**What is asked**
Below, find the line containing "Convert this chart to matplotlib code." and the line containing "plt.rcParams['axes.unicode_minus'] = False"; reproduce exactly those two and every line between them, omitting pictures.

** BEGIN Exercise material **

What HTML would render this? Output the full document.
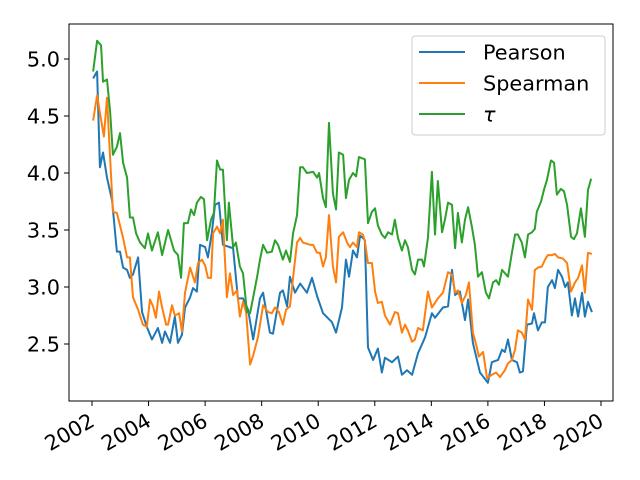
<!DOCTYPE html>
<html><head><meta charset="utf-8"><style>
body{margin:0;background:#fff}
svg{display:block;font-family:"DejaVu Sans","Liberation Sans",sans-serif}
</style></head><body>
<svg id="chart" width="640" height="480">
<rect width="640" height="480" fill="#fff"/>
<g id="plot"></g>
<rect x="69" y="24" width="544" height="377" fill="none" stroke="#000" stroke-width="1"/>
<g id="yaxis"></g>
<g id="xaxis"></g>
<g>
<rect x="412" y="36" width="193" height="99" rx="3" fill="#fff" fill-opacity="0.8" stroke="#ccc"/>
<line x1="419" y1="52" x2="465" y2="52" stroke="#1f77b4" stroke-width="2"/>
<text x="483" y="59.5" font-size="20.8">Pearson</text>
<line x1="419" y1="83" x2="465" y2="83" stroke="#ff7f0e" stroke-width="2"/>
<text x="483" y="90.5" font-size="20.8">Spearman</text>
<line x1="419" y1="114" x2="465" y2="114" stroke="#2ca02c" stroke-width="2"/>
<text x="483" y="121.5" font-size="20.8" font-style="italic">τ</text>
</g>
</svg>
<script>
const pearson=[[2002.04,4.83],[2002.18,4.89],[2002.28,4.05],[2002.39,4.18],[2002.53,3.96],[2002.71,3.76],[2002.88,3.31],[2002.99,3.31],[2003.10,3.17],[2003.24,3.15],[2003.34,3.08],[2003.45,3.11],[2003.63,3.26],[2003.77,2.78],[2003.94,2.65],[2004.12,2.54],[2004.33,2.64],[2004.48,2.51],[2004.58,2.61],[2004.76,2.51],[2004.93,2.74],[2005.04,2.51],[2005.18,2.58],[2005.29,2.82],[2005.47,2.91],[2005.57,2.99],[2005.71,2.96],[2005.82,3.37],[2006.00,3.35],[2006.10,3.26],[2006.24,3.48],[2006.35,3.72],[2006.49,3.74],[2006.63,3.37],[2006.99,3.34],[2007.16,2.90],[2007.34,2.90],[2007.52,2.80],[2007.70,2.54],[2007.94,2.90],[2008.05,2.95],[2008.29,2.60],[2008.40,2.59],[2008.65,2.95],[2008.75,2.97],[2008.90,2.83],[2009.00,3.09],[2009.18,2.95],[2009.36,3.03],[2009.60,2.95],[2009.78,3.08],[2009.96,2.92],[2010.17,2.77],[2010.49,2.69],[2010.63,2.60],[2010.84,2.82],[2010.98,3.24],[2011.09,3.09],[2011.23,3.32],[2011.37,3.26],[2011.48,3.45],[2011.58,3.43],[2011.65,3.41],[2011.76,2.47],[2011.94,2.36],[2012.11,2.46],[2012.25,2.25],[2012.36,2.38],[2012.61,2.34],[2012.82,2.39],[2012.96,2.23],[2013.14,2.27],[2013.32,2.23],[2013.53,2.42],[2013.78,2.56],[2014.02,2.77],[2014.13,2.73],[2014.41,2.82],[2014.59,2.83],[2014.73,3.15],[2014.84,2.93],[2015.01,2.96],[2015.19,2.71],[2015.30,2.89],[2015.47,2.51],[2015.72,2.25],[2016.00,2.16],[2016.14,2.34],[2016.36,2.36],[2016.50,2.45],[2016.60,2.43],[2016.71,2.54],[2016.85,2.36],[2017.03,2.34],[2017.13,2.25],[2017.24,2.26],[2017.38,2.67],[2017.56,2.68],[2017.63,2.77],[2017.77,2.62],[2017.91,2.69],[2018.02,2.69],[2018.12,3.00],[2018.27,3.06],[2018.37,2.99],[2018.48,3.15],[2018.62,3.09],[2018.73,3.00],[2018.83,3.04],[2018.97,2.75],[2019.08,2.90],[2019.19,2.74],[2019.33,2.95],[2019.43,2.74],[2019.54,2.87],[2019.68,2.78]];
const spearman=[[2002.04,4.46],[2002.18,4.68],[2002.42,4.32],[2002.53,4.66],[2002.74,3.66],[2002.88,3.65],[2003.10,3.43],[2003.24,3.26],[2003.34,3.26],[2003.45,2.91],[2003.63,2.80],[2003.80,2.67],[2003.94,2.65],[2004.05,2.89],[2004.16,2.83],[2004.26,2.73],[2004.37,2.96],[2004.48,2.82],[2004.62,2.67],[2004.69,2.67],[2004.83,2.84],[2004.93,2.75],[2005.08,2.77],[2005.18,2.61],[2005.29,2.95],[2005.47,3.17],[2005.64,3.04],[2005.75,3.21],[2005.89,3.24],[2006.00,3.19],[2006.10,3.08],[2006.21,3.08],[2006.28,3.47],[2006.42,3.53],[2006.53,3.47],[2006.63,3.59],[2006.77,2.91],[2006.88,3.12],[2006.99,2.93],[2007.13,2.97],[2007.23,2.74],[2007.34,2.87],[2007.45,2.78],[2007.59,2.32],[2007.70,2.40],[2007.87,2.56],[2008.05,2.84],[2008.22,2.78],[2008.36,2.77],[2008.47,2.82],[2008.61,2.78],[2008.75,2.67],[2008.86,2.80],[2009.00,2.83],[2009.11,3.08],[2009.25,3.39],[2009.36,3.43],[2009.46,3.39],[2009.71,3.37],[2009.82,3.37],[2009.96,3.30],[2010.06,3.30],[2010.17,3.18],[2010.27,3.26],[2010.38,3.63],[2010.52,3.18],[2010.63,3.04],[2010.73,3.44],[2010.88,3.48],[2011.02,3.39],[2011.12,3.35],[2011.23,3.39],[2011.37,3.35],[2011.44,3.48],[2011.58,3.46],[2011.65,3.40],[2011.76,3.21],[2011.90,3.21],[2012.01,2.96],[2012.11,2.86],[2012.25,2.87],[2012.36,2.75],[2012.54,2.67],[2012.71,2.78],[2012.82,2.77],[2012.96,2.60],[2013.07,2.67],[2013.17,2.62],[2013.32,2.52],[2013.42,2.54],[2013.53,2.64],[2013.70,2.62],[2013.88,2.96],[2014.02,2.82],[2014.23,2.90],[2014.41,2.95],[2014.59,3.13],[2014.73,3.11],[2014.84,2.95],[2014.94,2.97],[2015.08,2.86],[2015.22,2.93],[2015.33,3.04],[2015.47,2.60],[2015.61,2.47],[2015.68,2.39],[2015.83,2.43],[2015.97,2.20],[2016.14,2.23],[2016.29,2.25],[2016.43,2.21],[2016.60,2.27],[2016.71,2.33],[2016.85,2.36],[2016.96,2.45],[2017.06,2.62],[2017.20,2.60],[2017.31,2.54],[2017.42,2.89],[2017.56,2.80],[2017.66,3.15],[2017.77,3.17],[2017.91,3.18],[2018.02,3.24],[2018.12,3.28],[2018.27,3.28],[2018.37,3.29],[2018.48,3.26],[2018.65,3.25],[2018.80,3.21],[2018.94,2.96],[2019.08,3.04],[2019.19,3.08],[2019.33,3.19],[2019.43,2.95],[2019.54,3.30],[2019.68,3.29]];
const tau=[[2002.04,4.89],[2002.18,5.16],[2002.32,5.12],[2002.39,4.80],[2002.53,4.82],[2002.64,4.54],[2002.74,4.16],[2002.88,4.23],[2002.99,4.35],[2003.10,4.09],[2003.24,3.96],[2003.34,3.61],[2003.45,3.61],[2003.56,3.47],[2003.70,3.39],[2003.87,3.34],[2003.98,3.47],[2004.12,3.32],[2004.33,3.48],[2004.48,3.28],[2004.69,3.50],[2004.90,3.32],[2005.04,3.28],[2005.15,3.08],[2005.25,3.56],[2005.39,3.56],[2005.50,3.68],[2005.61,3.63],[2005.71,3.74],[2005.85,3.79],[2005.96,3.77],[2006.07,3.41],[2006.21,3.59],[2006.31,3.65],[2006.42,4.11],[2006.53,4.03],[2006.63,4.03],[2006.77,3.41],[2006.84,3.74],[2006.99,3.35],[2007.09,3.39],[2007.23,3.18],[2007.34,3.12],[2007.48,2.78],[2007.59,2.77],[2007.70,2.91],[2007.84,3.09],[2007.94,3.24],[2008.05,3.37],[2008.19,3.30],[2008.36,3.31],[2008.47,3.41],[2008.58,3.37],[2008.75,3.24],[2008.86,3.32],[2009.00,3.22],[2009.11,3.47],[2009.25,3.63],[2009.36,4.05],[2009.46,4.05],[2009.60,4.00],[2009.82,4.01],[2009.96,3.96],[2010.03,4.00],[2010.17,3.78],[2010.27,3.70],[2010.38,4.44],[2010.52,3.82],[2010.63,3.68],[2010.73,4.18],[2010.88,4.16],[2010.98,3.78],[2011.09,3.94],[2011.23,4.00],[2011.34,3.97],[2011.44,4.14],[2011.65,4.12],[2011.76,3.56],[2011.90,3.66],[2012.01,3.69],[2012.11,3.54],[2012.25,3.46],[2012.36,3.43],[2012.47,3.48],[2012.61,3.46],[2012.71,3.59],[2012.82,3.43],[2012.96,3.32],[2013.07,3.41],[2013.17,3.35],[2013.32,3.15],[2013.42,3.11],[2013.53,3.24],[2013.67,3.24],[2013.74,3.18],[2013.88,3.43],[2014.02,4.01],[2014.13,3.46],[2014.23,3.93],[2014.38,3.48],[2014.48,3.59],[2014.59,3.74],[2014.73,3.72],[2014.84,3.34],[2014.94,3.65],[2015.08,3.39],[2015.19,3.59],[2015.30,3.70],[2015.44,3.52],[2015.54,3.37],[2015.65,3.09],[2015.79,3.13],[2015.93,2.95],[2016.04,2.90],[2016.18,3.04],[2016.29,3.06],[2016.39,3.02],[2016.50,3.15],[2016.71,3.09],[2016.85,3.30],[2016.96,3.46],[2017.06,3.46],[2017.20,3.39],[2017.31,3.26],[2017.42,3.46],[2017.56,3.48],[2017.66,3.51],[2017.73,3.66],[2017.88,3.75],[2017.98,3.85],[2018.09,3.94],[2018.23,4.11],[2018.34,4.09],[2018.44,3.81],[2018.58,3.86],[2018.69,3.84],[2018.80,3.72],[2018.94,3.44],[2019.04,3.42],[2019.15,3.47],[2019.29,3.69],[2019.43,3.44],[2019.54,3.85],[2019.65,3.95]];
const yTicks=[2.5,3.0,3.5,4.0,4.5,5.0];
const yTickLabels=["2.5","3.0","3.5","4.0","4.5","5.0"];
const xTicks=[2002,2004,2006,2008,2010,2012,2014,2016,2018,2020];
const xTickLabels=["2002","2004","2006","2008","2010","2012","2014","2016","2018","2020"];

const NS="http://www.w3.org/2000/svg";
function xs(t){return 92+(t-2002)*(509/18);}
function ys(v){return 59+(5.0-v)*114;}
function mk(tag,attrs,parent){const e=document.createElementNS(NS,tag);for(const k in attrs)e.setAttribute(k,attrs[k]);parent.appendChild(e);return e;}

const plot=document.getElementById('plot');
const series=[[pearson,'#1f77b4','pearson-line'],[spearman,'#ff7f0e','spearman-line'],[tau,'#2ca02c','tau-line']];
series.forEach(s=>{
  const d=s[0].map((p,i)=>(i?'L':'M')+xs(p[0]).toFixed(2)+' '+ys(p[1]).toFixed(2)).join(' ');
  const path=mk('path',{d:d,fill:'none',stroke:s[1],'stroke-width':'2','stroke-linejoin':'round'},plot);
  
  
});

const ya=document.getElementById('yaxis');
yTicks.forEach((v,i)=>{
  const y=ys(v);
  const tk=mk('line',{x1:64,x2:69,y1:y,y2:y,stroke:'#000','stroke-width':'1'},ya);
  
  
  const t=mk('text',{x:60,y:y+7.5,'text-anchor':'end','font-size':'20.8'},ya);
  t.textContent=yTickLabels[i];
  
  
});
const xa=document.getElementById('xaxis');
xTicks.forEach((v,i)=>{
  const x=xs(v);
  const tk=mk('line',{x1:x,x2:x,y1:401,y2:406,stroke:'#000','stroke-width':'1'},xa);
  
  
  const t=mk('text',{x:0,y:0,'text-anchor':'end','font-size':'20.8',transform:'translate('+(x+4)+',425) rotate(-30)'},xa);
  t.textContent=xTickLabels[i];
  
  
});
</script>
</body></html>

** END Exercise material **
** BEGIN Exercise material **

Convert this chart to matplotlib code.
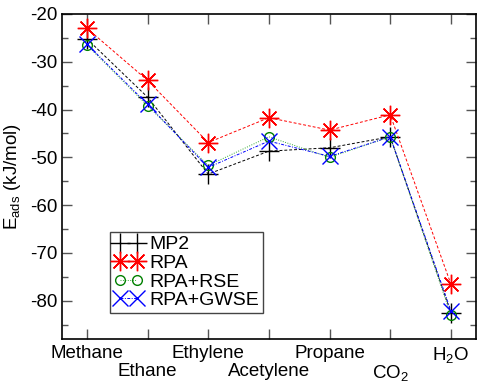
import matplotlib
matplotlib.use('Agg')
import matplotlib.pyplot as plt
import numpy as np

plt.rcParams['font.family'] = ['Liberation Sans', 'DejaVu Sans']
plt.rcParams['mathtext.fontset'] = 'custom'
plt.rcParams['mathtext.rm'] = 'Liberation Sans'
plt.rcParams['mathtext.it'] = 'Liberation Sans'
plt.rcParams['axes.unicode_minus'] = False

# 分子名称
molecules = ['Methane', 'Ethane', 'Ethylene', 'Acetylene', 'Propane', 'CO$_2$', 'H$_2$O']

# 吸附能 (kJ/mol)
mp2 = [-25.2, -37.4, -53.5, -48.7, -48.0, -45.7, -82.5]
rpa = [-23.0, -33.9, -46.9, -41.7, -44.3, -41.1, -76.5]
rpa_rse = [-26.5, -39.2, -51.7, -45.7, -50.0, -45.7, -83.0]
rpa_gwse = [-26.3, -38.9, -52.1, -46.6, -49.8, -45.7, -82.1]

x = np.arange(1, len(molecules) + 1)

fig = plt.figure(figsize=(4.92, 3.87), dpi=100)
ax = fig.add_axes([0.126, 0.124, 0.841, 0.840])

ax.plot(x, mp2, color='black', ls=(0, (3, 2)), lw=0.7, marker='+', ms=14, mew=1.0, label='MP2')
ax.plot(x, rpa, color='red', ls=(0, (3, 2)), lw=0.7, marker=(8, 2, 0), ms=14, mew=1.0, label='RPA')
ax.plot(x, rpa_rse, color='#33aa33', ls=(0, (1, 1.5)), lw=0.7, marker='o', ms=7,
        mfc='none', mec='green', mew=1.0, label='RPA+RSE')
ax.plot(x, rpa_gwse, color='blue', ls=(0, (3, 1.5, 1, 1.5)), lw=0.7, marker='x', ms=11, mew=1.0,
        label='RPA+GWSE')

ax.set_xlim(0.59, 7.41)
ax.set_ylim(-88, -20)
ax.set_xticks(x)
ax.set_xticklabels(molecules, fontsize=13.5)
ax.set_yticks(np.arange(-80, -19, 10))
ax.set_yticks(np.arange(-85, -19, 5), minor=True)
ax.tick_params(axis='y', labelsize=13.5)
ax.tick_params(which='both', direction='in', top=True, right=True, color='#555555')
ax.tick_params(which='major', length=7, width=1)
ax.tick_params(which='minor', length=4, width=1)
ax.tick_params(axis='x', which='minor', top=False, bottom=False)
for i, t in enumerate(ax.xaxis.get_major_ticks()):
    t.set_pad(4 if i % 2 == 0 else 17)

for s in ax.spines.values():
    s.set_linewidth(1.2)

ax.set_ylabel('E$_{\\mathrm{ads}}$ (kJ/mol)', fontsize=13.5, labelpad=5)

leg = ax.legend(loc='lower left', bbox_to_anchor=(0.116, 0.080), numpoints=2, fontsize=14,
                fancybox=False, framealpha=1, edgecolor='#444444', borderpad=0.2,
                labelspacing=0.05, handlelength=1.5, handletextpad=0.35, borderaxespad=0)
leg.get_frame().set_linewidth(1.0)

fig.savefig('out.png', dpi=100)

** END Exercise material **

**Correct response**
Convert this chart to matplotlib code.
import matplotlib
matplotlib.use('Agg')
import matplotlib.pyplot as plt
import numpy as np

plt.rcParams['font.family'] = ['Liberation Sans', 'DejaVu Sans']
plt.rcParams['mathtext.fontset'] = 'custom'
plt.rcParams['mathtext.rm'] = 'Liberation Sans'
plt.rcParams['mathtext.it'] = 'Liberation Sans'
plt.rcParams['axes.unicode_minus'] = False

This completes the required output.